His selflessness earned him a posthumous Navy Cross, whose citation reads:  

 “His bravery and unhesitant commitment in pursuit of the target was pivotal in saving the American hostage and the ultimate success of the overall mission.”

Indeed, the doctor was rescued and flown to safety. In the aftermath, Special Operations Commander Admiral William. 

McRaven stated: “I am very committed […] because I’d like that last operator that we lost to be the last one that we ever lose, in this fight or in the fight of the future.”

The concept, first presented by Admiral McRaven, was conceived in May of 2013 as a direct consequence of the promising young man’s loss and the fact. 

That standard combat gear still needed to evolve significantly from the days of World War 2. It was named the Tactical Assault Light Operator Suit, or TALOS.

Military analyst Jared Keller connected TALOS and Checque in his reporting for Task and Purpose. 

Established via first-hand interviews, Keller determined that Checque was likely a catalyst for the program, writing in an article titled “The inside story behind the Pentagon’s ill-fated quest for a real-life ‘Iron Man’ suit” that: “Checque’s sacrifice isn’t just another story of courage and valor from the annals of U.S. military history.

Just one year later, it would end up reigniting the U.S. military’s attempt to reimagine the warfighter of the future—one cloaked in the safety of a suit of robotic armor.”

Historian and author Adrienne Mayor further suggest that the acronym is a tribute to the Greek myth of Talos, a giant bronze android appearing in epic poems from 700 BC.

Inspired by centuries of military imagery, the United States Special Operations Command, or SOCOM, set out to design a real-life exoskeleton with the help of universities, laboratories, and the technology industry.

The project’s brief outlined a bulletproof and weaponized suit with the additional ability to monitor vitals. In addition, it would also enhance the user’s strength and perception and would be built-in layers of smart materials and sensors.

The collaborative effort included the cooperation of no less than 56 corporations, 16 government agencies, 13 universities, and 10 national laboratories, namely the Defense Advanced Research Projects Agency, the U.S. Army Research, Development, and Engineering Command, and the Army Research Laboratory.

It was presumed that the enterprise would achieve 1st generation capability within a year, with three prototypes expected to be delivered by the summer of 2014. However, such an ambitious endeavor would prove more complicated than expected.

What was the Mechanics of TALOS?

For some time, the fondly-called Iron Man suit became the favorite topic in defense circles. But notably, it was never officially seen as a program but more like an effort.

SOCOM aimed to incorporate a powered exoskeleton, full-body armor, situational-awareness displays, and promised capabilities beyond ballistic protection.

Enhanced combat capabilities enabled soldiers to run faster and longer, but more importantly, without fatigue. 

Furthermore, the suit would allow commandos to not only lift heavier objects than normal but to carry and hold them for significantly longer periods.

Anchored on the back and running down the operator’s legs and arms, TALOS would create a superhuman warrior.

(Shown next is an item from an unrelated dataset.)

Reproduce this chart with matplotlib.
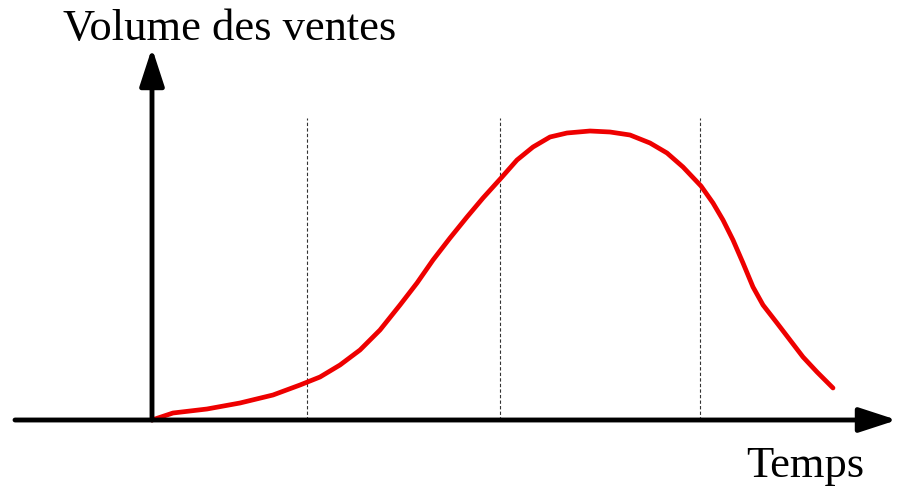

Still, the exoskeleton was never intended to clothe every soldier within a squad. It was initially envisaged to protect The most vulnerable, like those who breach through doors first, such as the lead operators.

One of its major components was a specialized fluid that would sustain a low-density state until impacted from the outside.  Then, in an instant, the material would harden enough to stop a bullet in mid-air.

Meanwhile, several other features were designed to increase comfort, namely internal heating and cooling, with adaptive temperature control depending on the climate.  

In the desert, the ability to keep lower body temperatures would significantly decrease a commando’s fatigue. In contrast, heating could prevent joints from getting stiff or numb due to freezing temperatures.

Additionally, the intelligent armor would gather health information from the operator and even observers, such as heart rate, stress, and injuries, all in real-time.  

At one point, it was also suggested that the system could administer wound-packing gauze, but the concept was never clarified.

While Lieutenant Commander Li Cohen completed the prototype selection process on behalf of SOCOM, the enterprise soon proved out of reach for current technologies.

Reality is Different 

Many industries already use exoskeletons in a variety of ways. From the construction to the automotive industry, top companies have been experimenting with such types of machinery for years.

 Many were even led to believe that the military would already be in the fine-tuning stages of operational advanced mechanized warrior suits.

In reality, some defense officials have asserted that the futuristic concept would only be practical or even functional in at least 2026.

When SOCOM failed to meet the initial deadline to deliver a prototype by 2018, command leadership expected the testing of a powered exoskeleton by the summer of 2019.  

However, the project was abruptly shut down that year. By February, it was announced that the super-suit was not feasible as originally envisioned.

Still, the enterprise was not entirely a failure. The five-year effort came closer to producing a suit of armor than any other project the Pentagon has carried out.

Ten somewhat mature subsystems stemmed from the program, including advanced body armor, an augmented reality heads-up display, and a lower-body booster to support running and long marches and reduce wear and tear – provided it is removed before combat.